If I turn it this way, has Oceania always been at war with Eastasia? Photographer: David Paul Morris/Bloomberg
If I turn it this way, has Oceania always been at war with Eastasia? Photographer: David Paul Morris/Bloomberg

When left home alone, cats spend 22 percent of their time looking out of windows, 8 percent climbing chairs and 6 percent sleeping. A researcher collecting data for a pet manufacturer figured that out by fitting 50 cats with camera collars that took pictures every 15 minutes. That was four years ago. Now the animal testing phase is over: The Internet of Things is about to turn people into the equivalent of those experimental cats, with more sophisticated tracking devices.

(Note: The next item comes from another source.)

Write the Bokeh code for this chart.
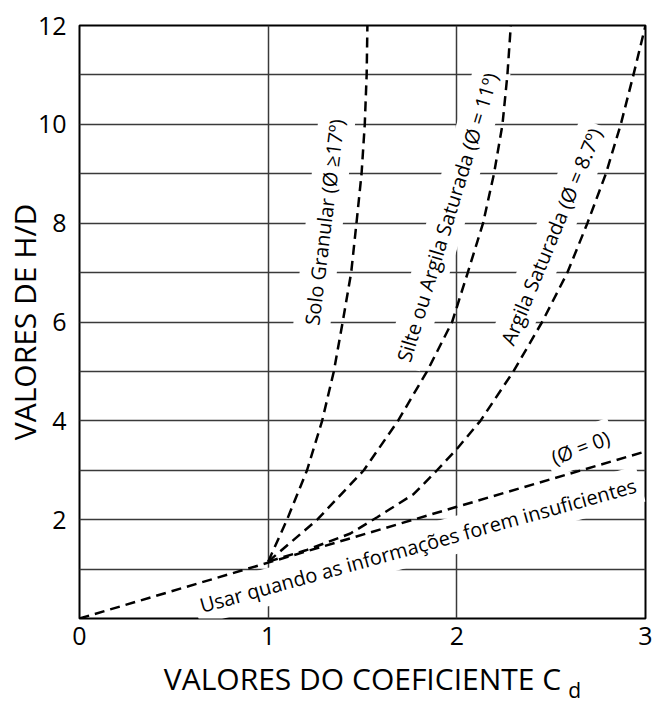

Nest, the intelligent device producer Google is acquiring for $3.2 billion, makes thermostats and smoke detectors that interact with owners' smartphones. So is there any reason to worry that the devices will track your movements while you're at home, record your behavioral patterns and share the information with Google, which will then use it for commercial purposes? After all, Google is mainly in the advertising business.

In a Q&A released on the occasion of the deal announcement, Nest said this: "Our privacy policy clearly limits the use of customer information to providing and improving Nest’s products and services. We’ve always taken privacy seriously and this will not change." The real answer is less straightforward: There is no telling what products and services Nest, in partnership with Google, might decide to provide and improve in the future. The company drew Google's attention by reinventing simple devices that had not changed for decades, which is precisely the business opportunity the Internet of Things provides. In a world of 100 trillion sensors, all objects will be transformed into linked devices. Data on their use, and on people's behavior in a multitude of situations, can determine which of the devices will be the biggest sellers.

Whether we want it or not, the data will be collected and used. Companies like Turnstyle Solutions in Toronto are already tracking people's physical movements using signals from their smartphones. Anyone who has Wi-Fi turned on can be tracked doing their daily routines, categorized as a "yoga-goer" or a "hipster" and used, along with others, by merchants to work out which services to offer and when. The company also provides free Wi-Fi in restaurants and bars. To join the network, a customer has to agree to the transfer of some personal data. One Turnstyle client, a restaurant owner, hired a DJ to play '80s music on Fridays after he found out most of his Wi-Fi-using customers were over 30.

That kind of data-gathering is efficient both for the trackers and for their clients on a local scale. Google and companies like Apple and Miscoroft, which produce smartphone software, are able to do similar things globally because most smartphone users are not privacy-conscious enough to disable the geolocation functions on their devices. Even hackers sometimes get disastrously careless with so-called EXIF ("exchangeable image format") metadata -- information bundled with pictures and sound files that reveals, among other things, the location where the files were created.

As more objects -- from toothbrushes to smoke detectors -- interact with smartphones, which increasingly take over as people's primary means of identification, disabling such interaction will become harder and harder, even for those who give it serious throught.

In principle, most people are opposed to giving up their private data to entities such as the National Security Agency, which collect the information from Internet companies. But the degree of opposition depends on how the questions are framed, and in practice people easily give up their privacy for the sake of convenience. Do people connecting to free Wi-Fi networks operated by Turnstyle even read the disclosure form with which they are required to agree? At least some of them do not.

On Tuesday, Ford chief executive Alan Mullally called for a law to regulate the collection and use of personal data by connected devices. “Our homes, the cars, everything is going to be on the Internet," he said. "Everything’s going to be connected. And so what are the guidelines? What do we want?” And legislation is indeed forthcoming, with Senator Al Franken saying he would reintroduce a privacy bill he first proposed in 2011. It won't, however, solve the real-world problem, because it will still be as easy for people to sign off automatically on a form as it is now.

It could be argued that if people are so careless about their privacy, that privacy must not be terribly important to them. They may, however, simply fail to realize the dangers -- not direct ones, like being watched by the authorities, but more subtle and existential ones. Targeted advertising and intelligent devices may end up nudging people toward suboptimal lifestyles. That is not something people normally think about when they click "OK," allowing an iPhone app to use location information.

For those concerned about this kind of threat, the only option is to resist the temptation of surrounding themselves with connected devices. An old-school smoke detector may make unpleasant sounds, but it is blissfully dumb. A classic toothbrush may not tell one to increase pressure on certain teeth, but then it is definitely not a spy for toothpaste producers. It is not that hard to stay off the grid: Most of us have managed to do this for decades.